Creative lending to subprime borrowers
But Joe was approved. He moved into his lovely little home but slowly fell behind on monthly payments. Missed mortgage payments and late fees overwhelmed him until he couldn’t withstand the pressure. Taking a huge hit on his credit, Joe walked away without looking back.
Joe was a subprime lender and, over the last few years, there have many like him. Just look at the headlines in the news and you’ll see countless articles dedicated to subprime lending woes. You see, subprime lending is the process of lending money to a borrower with low credit scores, no documentation or low income, and no money for a considerable down payment. This triple combo smells incredibly risky to a lender. And increased risk equals stricter underwriting guidelines and, of course, higher interest rates for the risky borrower.
During the recent real estate boom, subprime loans were dispersed on a regular basis--causing intricate implications for the market. While the full affects of such unconventional lending have yet to be seen, one visible trend arising is the overwhelming number of borrowers, like Joe, who are defaulting on their monthly payments.

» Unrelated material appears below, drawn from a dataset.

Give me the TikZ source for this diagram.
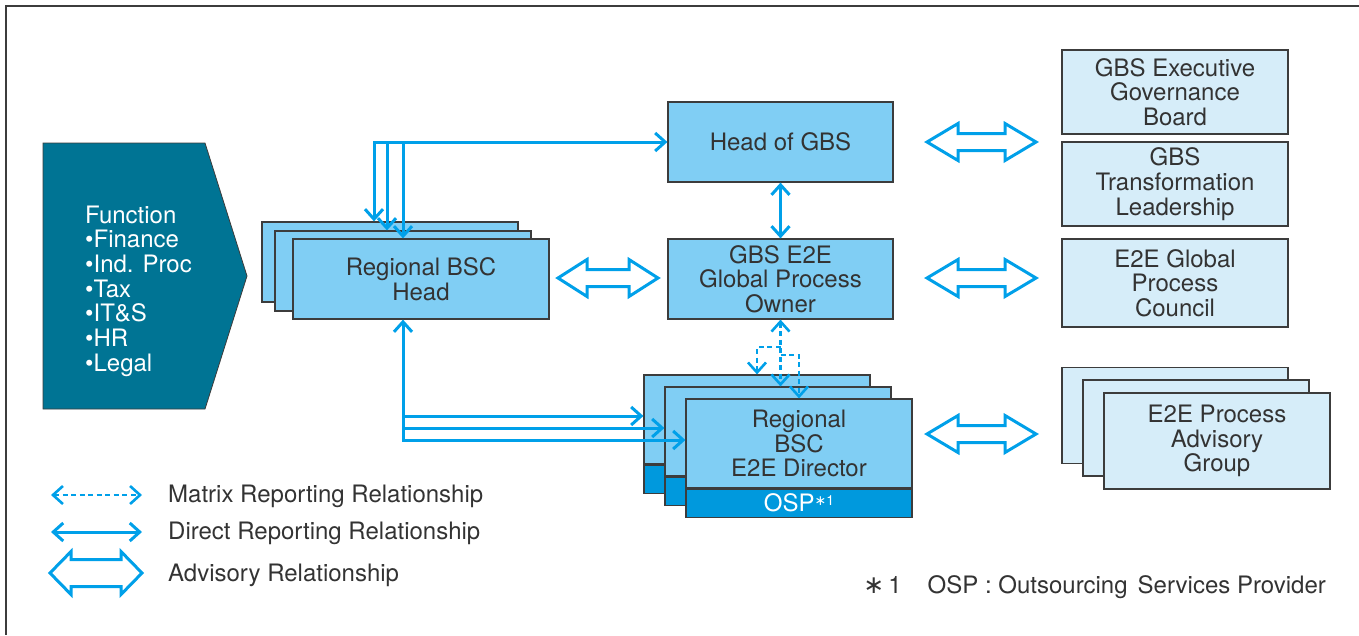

In direct response to this trend, the market is now seeing more homes with a foreclosure or pre-foreclosure status. This “for sale” influx has impacted life for buyers, sellers, investors, and any other type of real estate professional greatly. Explained simply, the laws of economics show us, the more homes available, the lower the market price.
This spreading depreciation (there are still places appreciating, markets are better analyzed at the local level) means many real estate investors who bought when market prices were high are having trouble turning a profit.
But now I close on a positive point. I strongly disagree with those who say that real estate investing is no longer a worthwhile financial endeavor. Smart, cautious, and confident investors are still cashing in during this buyer’s market. They purchase homes in foreclosure or near foreclosure at a fraction of their true market value and then fix and flip for a profit. And don’t forget the old-fashioned way to make money in real estate, long-term holds. These yield residual income and do appreciate over time despite short-term shifts in the market.